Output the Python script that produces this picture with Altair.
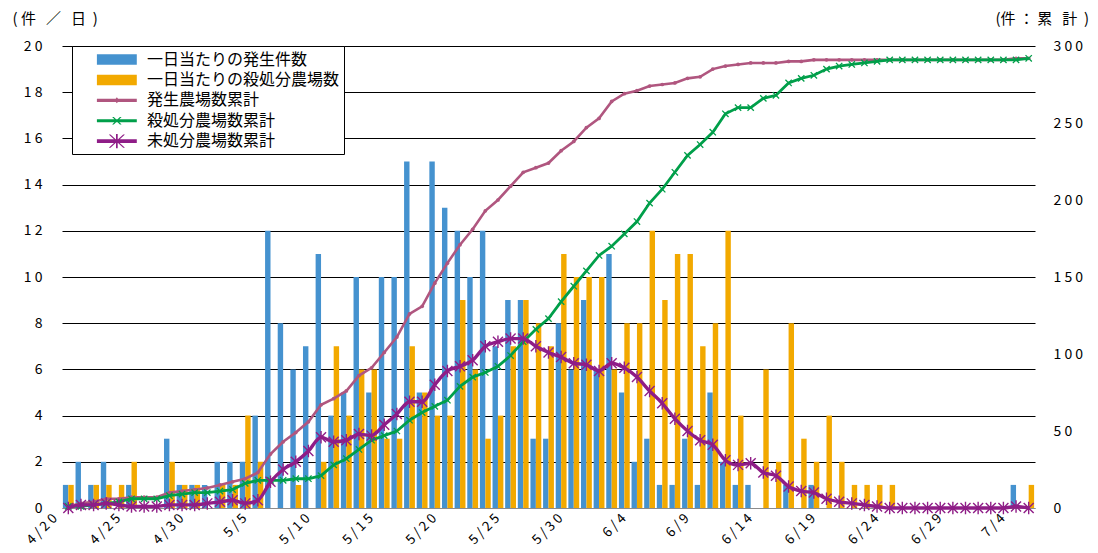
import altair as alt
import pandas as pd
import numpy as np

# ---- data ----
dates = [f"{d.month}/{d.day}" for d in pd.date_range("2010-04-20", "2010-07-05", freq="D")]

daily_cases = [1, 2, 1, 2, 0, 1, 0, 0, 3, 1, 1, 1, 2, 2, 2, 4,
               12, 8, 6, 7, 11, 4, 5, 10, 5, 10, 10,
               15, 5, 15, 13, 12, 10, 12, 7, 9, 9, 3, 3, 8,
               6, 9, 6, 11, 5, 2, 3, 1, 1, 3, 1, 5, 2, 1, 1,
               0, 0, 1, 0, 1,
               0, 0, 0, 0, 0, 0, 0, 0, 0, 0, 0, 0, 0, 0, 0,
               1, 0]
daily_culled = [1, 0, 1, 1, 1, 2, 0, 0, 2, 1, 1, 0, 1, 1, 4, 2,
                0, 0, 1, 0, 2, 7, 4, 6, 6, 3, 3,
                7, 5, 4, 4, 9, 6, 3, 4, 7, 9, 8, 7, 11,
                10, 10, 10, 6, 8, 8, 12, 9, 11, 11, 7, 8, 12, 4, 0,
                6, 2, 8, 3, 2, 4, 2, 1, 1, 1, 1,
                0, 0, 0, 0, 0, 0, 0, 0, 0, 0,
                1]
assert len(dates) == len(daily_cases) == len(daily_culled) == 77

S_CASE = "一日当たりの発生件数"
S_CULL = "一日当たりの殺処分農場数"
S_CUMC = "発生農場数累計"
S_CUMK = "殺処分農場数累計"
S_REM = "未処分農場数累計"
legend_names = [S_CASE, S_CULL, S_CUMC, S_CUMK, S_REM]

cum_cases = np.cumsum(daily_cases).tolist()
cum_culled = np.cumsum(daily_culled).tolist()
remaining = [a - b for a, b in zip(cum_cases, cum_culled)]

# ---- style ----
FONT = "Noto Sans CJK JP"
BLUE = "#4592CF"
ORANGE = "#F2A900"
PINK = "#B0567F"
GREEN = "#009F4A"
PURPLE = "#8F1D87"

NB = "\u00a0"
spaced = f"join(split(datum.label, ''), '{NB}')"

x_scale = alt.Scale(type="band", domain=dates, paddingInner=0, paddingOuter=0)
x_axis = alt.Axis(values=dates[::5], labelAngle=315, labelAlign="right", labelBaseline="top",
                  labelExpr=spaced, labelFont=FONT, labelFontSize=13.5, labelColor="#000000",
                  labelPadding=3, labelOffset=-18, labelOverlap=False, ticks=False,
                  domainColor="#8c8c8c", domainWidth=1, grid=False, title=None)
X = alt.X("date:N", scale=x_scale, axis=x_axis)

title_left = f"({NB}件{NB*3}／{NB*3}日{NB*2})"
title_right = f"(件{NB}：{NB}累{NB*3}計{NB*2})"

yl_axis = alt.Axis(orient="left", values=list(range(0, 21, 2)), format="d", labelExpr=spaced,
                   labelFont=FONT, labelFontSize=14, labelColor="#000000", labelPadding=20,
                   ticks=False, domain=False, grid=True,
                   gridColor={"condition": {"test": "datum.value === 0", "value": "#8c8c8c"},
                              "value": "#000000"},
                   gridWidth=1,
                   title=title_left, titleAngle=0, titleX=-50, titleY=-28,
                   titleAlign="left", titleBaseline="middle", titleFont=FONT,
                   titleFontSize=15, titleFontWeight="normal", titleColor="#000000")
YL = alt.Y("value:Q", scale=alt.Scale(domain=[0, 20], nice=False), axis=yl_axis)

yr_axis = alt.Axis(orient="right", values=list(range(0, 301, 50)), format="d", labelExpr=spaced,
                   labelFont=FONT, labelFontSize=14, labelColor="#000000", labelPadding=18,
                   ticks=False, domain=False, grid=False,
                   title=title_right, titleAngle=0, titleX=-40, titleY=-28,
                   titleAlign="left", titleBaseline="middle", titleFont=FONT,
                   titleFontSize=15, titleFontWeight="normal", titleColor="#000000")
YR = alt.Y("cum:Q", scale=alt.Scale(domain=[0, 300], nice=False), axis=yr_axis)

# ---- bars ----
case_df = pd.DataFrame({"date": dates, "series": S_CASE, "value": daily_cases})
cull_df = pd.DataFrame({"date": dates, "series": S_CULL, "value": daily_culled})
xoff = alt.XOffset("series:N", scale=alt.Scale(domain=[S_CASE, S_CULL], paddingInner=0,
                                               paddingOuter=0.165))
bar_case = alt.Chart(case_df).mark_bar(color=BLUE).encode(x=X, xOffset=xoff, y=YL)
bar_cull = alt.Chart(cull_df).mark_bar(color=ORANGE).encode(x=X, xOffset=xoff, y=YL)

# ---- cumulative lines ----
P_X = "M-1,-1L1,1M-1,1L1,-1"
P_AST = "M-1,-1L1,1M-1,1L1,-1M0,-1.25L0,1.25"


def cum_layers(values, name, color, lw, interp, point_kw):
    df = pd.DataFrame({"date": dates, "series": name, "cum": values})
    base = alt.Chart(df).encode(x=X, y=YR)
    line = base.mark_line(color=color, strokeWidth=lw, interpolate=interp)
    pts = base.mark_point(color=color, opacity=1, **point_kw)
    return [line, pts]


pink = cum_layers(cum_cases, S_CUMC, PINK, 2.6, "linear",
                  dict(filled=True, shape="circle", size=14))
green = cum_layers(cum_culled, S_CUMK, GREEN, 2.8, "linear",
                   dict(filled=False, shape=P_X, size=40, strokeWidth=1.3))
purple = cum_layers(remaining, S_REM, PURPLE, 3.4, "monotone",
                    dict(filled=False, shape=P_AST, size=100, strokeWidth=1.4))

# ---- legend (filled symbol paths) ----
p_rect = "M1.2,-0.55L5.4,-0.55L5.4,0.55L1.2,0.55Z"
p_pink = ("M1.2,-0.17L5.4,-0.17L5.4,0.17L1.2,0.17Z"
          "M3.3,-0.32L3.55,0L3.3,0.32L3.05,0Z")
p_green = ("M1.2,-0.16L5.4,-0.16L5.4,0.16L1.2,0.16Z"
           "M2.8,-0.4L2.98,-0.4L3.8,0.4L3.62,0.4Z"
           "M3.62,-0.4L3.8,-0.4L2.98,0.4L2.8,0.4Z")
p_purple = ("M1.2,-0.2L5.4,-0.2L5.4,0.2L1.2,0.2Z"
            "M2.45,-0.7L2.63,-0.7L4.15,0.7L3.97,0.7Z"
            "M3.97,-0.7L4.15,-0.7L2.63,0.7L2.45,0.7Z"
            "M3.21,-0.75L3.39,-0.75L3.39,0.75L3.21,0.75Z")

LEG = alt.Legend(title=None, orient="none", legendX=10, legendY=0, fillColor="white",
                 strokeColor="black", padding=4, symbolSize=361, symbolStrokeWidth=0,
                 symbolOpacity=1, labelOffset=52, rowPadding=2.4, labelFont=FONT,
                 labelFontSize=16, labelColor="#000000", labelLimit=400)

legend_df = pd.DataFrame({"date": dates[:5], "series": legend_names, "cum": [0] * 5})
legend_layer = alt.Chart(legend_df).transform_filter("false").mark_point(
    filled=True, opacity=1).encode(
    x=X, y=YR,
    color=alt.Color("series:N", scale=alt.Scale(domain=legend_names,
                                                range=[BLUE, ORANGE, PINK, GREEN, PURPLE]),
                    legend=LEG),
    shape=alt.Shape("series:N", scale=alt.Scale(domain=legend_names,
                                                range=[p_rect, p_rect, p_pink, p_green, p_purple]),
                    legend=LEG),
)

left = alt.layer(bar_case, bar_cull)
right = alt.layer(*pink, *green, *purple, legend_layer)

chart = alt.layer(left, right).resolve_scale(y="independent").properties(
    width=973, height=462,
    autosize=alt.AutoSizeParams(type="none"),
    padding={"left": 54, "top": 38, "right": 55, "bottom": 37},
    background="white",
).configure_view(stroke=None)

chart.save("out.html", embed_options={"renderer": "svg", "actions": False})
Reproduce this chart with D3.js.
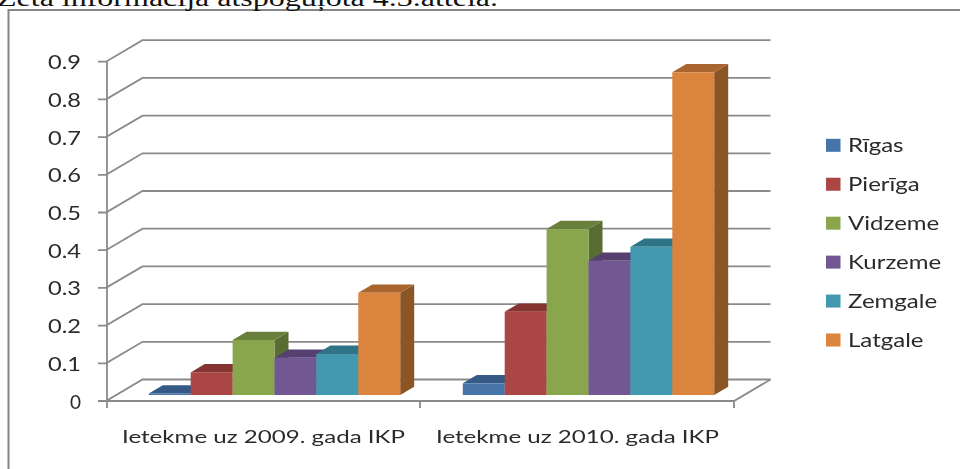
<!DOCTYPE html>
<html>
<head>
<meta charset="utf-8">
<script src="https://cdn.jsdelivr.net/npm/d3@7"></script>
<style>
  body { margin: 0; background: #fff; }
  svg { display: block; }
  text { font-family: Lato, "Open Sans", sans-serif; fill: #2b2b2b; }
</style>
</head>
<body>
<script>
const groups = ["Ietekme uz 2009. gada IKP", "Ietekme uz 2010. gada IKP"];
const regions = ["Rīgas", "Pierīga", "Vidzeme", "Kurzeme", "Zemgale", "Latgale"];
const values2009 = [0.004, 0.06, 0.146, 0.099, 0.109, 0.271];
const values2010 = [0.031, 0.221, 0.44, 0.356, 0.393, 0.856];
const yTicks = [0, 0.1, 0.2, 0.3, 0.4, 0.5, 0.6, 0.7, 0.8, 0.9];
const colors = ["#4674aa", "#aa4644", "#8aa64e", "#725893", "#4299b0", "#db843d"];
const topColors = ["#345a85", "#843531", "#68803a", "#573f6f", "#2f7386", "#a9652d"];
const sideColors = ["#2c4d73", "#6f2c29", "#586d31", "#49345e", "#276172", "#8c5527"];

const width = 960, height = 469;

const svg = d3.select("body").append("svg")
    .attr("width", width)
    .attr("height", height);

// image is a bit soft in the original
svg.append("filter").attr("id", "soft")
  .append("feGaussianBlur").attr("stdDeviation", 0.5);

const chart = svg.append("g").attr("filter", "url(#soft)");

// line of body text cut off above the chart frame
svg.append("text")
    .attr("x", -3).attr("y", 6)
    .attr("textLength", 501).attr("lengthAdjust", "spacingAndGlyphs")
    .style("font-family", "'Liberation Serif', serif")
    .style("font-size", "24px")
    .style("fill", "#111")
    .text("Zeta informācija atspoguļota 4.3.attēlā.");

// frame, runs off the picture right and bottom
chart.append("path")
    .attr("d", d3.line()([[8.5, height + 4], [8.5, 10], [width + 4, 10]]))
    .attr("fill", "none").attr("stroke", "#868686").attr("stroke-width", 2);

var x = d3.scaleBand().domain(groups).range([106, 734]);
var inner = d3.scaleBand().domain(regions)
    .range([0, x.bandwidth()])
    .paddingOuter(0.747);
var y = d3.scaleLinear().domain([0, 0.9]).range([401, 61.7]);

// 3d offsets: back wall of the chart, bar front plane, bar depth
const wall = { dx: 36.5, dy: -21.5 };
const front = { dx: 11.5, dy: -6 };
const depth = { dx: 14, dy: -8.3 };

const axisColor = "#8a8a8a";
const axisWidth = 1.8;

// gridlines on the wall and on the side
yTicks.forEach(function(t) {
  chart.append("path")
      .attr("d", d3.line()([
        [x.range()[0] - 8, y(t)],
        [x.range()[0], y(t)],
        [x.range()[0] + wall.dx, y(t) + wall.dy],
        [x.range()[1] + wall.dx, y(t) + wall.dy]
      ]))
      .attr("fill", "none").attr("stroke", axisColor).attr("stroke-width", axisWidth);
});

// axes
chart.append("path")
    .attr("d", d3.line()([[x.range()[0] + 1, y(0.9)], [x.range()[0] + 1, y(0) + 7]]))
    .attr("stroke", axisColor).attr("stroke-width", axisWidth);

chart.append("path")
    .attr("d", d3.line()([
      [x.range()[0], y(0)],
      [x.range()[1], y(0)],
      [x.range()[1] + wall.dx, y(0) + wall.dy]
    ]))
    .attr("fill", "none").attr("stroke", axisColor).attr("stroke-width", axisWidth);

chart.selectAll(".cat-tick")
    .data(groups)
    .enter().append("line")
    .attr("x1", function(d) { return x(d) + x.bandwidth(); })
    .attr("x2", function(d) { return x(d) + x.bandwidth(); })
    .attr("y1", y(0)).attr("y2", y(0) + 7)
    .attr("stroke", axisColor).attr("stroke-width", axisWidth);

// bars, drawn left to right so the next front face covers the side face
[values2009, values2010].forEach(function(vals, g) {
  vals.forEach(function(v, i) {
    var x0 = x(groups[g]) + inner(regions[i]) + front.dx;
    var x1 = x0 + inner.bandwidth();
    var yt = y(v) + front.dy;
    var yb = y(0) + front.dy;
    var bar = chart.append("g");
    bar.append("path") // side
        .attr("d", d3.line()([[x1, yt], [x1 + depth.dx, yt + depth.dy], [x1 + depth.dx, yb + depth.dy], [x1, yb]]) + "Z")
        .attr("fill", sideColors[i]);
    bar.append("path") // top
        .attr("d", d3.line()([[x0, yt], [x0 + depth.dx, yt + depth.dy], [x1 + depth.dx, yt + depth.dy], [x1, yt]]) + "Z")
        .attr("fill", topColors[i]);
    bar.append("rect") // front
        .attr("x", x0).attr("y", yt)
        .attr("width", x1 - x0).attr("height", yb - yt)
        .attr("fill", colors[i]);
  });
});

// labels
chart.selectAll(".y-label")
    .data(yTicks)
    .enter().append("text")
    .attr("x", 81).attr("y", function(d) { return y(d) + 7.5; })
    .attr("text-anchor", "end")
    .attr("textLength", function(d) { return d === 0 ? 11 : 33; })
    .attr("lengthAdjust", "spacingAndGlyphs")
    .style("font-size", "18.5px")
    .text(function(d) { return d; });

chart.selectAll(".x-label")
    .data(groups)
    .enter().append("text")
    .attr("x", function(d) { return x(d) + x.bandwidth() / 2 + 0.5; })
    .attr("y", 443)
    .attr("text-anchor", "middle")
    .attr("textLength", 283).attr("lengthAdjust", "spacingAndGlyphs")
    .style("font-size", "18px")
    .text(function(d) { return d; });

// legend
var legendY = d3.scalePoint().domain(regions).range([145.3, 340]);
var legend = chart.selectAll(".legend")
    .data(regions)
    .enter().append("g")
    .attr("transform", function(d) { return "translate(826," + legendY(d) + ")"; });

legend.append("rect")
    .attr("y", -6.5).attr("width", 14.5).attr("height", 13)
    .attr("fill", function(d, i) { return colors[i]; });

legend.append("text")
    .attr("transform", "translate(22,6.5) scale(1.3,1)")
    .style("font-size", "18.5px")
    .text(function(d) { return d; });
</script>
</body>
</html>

⁂

■ STATED GOAL
Which lines contain "with"? Copy each of them out.

■ ANSWER FOR THE TASK
Output the Python script that produces this picture with Altair.
Reproduce this chart with D3.js.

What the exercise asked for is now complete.